* **Written request**
Leave the pictures out, and retype all of the material exactly as written.

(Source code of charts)
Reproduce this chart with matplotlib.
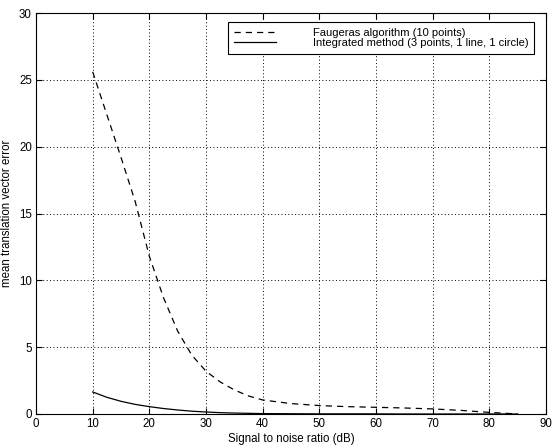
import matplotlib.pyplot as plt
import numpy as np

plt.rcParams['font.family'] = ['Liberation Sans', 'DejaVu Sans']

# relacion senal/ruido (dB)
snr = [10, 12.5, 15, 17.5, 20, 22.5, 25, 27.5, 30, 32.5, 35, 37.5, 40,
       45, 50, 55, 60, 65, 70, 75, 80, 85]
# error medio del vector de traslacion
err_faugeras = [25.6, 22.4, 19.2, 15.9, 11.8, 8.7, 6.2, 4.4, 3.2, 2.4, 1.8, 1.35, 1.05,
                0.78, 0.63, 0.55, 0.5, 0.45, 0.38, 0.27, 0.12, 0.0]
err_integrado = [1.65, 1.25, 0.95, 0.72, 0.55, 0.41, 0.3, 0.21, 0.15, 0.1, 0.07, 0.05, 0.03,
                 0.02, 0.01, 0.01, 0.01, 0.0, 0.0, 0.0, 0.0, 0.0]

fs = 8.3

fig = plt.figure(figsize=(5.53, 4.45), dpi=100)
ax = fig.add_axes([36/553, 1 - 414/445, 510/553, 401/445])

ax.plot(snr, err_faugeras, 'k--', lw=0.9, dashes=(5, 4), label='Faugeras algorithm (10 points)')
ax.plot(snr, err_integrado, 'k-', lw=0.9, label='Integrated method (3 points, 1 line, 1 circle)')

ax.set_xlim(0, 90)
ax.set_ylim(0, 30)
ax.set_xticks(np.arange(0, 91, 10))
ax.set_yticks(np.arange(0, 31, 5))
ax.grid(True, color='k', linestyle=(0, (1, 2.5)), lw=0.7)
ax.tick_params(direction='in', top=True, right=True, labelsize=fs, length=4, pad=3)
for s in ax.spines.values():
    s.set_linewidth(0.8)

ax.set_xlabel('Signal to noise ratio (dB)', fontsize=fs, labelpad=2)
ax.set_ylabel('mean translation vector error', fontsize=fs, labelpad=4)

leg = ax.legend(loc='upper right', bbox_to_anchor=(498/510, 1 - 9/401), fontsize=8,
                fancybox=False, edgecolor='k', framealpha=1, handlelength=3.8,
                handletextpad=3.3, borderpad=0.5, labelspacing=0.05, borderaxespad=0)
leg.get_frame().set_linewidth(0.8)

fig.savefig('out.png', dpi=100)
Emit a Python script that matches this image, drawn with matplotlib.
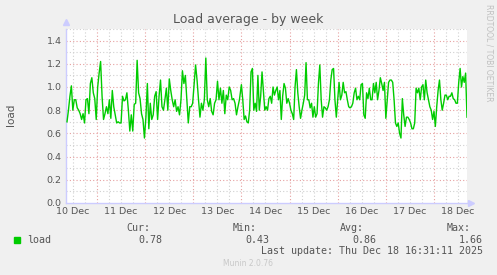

* **Worked answer**
Reproduce this chart with matplotlib.
import matplotlib.pyplot as plt
import numpy as np

plt.rcParams['font.family'] = ['Liberation Sans', 'DejaVu Sans']

# relacion senal/ruido (dB)
snr = [10, 12.5, 15, 17.5, 20, 22.5, 25, 27.5, 30, 32.5, 35, 37.5, 40,
       45, 50, 55, 60, 65, 70, 75, 80, 85]
# error medio del vector de traslacion
err_faugeras = [25.6, 22.4, 19.2, 15.9, 11.8, 8.7, 6.2, 4.4, 3.2, 2.4, 1.8, 1.35, 1.05,
                0.78, 0.63, 0.55, 0.5, 0.45, 0.38, 0.27, 0.12, 0.0]
err_integrado = [1.65, 1.25, 0.95, 0.72, 0.55, 0.41, 0.3, 0.21, 0.15, 0.1, 0.07, 0.05, 0.03,
                 0.02, 0.01, 0.01, 0.01, 0.0, 0.0, 0.0, 0.0, 0.0]

fs = 8.3

fig = plt.figure(figsize=(5.53, 4.45), dpi=100)
ax = fig.add_axes([36/553, 1 - 414/445, 510/553, 401/445])

ax.plot(snr, err_faugeras, 'k--', lw=0.9, dashes=(5, 4), label='Faugeras algorithm (10 points)')
ax.plot(snr, err_integrado, 'k-', lw=0.9, label='Integrated method (3 points, 1 line, 1 circle)')

ax.set_xlim(0, 90)
ax.set_ylim(0, 30)
ax.set_xticks(np.arange(0, 91, 10))
ax.set_yticks(np.arange(0, 31, 5))
ax.grid(True, color='k', linestyle=(0, (1, 2.5)), lw=0.7)
ax.tick_params(direction='in', top=True, right=True, labelsize=fs, length=4, pad=3)
for s in ax.spines.values():
    s.set_linewidth(0.8)

ax.set_xlabel('Signal to noise ratio (dB)', fontsize=fs, labelpad=2)
ax.set_ylabel('mean translation vector error', fontsize=fs, labelpad=4)

leg = ax.legend(loc='upper right', bbox_to_anchor=(498/510, 1 - 9/401), fontsize=8,
                fancybox=False, edgecolor='k', framealpha=1, handlelength=3.8,
                handletextpad=3.3, borderpad=0.5, labelspacing=0.05, borderaxespad=0)
leg.get_frame().set_linewidth(0.8)

fig.savefig('out.png', dpi=100)
Emit a Python script that matches this image, drawn with matplotlib.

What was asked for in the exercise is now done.